There is a kind of circular logic to the whole "rights" question. Because really what are rights? Do we have a birthright to these rights and if so, then logic would seem to suggest that they cannot be removed no matter what arguments the police "in the interests of public order etc" and the state authorities make. If that route is taken, then that should be the end of the matter – our rights are inalienable.
But the dismayed tone of this letter suggests that the signatories to the document, who include Labour MPs and trade unionists and left-wing film director Ken Loach, do not viscerally believe in that idea. These members and supporters of the Right to Work campaign, good people though they undoubtedly are, are taking an underwhelming approach to this very serious issue.

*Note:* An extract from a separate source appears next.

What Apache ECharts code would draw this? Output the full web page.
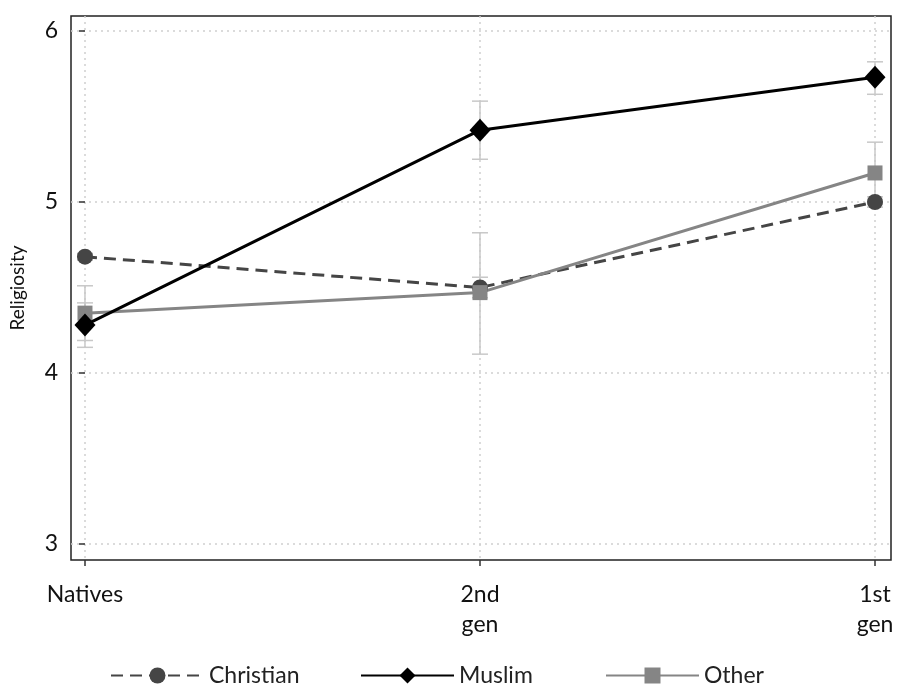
<!DOCTYPE html>
<html><head><meta charset="utf-8">
<script src="https://cdn.jsdelivr.net/npm/echarts@6/dist/echarts.min.js"></script>
<style>html,body{margin:0;padding:0;background:#fff}#c{width:897px;height:684px}</style>
</head><body><div id="c"></div>
<script>
const categories = ['Natives', '2nd\ngen', '1st\ngen'];
const yTicks = [3, 4, 5, 6];
const christian = [4.68, 4.50, 5.00];
const christianLo = [4.66, 4.44, 4.97];
const christianHi = [4.70, 4.56, 5.03];
const muslim = [4.28, 5.42, 5.73];
const muslimLo = [4.15, 5.25, 5.63];
const muslimHi = [4.41, 5.59, 5.82];
const other = [4.35, 4.47, 5.17];
const otherLo = [4.19, 4.11, 4.99];
const otherHi = [4.51, 4.82, 5.35];

const font = 'Lato, "Open Sans", sans-serif';
const pts = arr => arr.map((v, i) => [i, v]);
const errs = (lo, hi) => lo.map((v, i) => [i, v, hi[i]]);

function errRender(params, api) {
  const x = api.value(0), lo = api.value(1), hi = api.value(2);
  const a = api.coord([x, hi]), b = api.coord([x, lo]);
  const w = 8;
  const st = { stroke: '#c8c8c8', lineWidth: 1.5 };
  return { type: 'group', children: [
    { type: 'line', shape: { x1: a[0], y1: a[1], x2: b[0], y2: b[1] }, style: st },
    { type: 'line', shape: { x1: a[0] - w, y1: a[1], x2: a[0] + w, y2: a[1] }, style: st },
    { type: 'line', shape: { x1: b[0] - w, y1: b[1], x2: b[0] + w, y2: b[1] }, style: st }
  ]};
}

const chart = echarts.init(document.getElementById('c'), null, { renderer: 'canvas' });
const legendBase = {
  top: 659, itemWidth: 93, itemHeight: 20, itemGap: 10,
  textStyle: { fontSize: 23, color: '#222', fontFamily: font },
  selectedMode: false
};
chart.setOption({
  animation: false,
  backgroundColor: '#fff',
  grid: { left: 71, right: 6, top: 16, bottom: 124, show: true, borderColor: '#222', borderWidth: 1.5, backgroundColor: 'transparent' },
  legend: [
    Object.assign({ left: 105, data: ['Christian'] }, legendBase),
    Object.assign({ left: 355, data: ['Muslim'] }, legendBase),
    Object.assign({ left: 600, data: ['Other'] }, legendBase)
  ],
  xAxis: {
    type: 'value', min: -0.0354, max: 2.0405,
    axisLine: { show: false },
    axisTick: { show: true, length: 6, lineStyle: { color: '#333', width: 1.5 }, customValues: [0, 1, 2] },
    axisLabel: { customValues: [0, 1, 2], formatter: v => categories[Math.round(v)], fontSize: 23, lineHeight: 30, color: '#111', fontFamily: font, margin: 20, showMinLabel: true, showMaxLabel: true },
    splitLine: { show: true, lineStyle: { color: '#cfcfcf', type: [2, 4], width: 1.5 } }
  },
  yAxis: {
    type: 'value', min: 2.906, max: 6.088,
    name: 'Religiosity', nameLocation: 'middle', nameGap: 44,
    nameTextStyle: { fontSize: 19, color: '#111', fontFamily: font },
    axisLine: { show: false },
    axisTick: { show: true, length: 6, lineStyle: { color: '#333', width: 1.5 }, customValues: yTicks },
    axisLabel: { customValues: yTicks, fontSize: 23, color: '#111', fontFamily: font, margin: 13 },
    splitLine: { show: true, lineStyle: { color: '#cfcfcf', type: [2, 4], width: 1.5 } }
  },
  series: [
    { type: 'custom', name: 'ciC', renderItem: errRender, data: errs(christianLo, christianHi), z: 1, encode: { x: 0, y: [1, 2] } },
    { type: 'custom', name: 'ciM', renderItem: errRender, data: errs(muslimLo, muslimHi), z: 1, encode: { x: 0, y: [1, 2] } },
    { type: 'custom', name: 'ciO', renderItem: errRender, data: errs(otherLo, otherHi), z: 1, encode: { x: 0, y: [1, 2] } },
    { type: 'line', name: 'Christian', data: pts(christian), symbol: 'circle', symbolSize: 16, z: 3,
      lineStyle: { color: '#454545', width: 3, type: [12, 7] }, itemStyle: { color: '#454545' } },
    { type: 'line', name: 'Muslim', data: pts(muslim), symbol: 'diamond', symbolSize: [21, 23], z: 4,
      lineStyle: { color: '#000', width: 3 }, itemStyle: { color: '#000' } },
    { type: 'line', name: 'Other', data: pts(other), symbol: 'rect', symbolSize: 15, z: 3,
      lineStyle: { color: '#858585', width: 3 }, itemStyle: { color: '#858585' } }
  ]
});
</script>
</body></html>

There are in fact two issues here. First: what can people who are aiming to demonstrate against this government's austerity measures hope to achieve? The senior partner in the coalition is not going to return to Westminster convinced of the error of its ways – the protests will make no difference whatever in that regard. Second: what will they do if the 'right to protest' is not magnanimously restored, meekly acquiesce? Hopefully not. It would actually be uncharacteristic of them, going on past form, because back in February this year members stormed the Conservative Party Spring Conference in Brighton. Unquestionably a militant action!
They have also given support to workers in dispute, including building solidarity with the BA cabin crews and Royal Mail workers, for instance. Now however the ground seems to be shifting for some reason. Perhaps it's because they wish to appeal to a wider section of the population who might be frightened off by 'militancy' or 'direct action'? Probably not a worry the campaigners need entertain, given the level of dissatisfaction and anger out there. So, given that they have planned to protest, that is, they have decided that 'doing something', even if that something achieves not much at all, is better than 'doing nothing' they really ought to follow through and not be derailed by some sort of liberal respect for the forces of law and order, when quite obviously those very forces are intent on simply protecting 'our rulers' from any uncomfortable experiences.
Given that the supporters include the likes of Ed Balls and Diane Abbott, perhaps it's not too surprising that the Right to Work campaign is leaning towards respectability, at least in its public face. Having Labour Party leader hopefuls on board amounts to a kind of co-option, or at least the danger of it, they might after all be the government again one day!
Whatever the outcome of the Right to Work's little dispute with the police and however they resolve it if the answer is No, there will be protesters from various other groups outside the ICC on 3 October. Members of the IWW for example are planning to march along with a militant workers bloc and things may get lively!
This brings us back in suitably circular fashion to the basic question of what constitutes 'rights' and how far can we go in the exercise of them. Just applying peaceful pressure perhaps? Or are there other courses of action such as working for People’s Assemblies, that we claim, assert and utilise, come what may?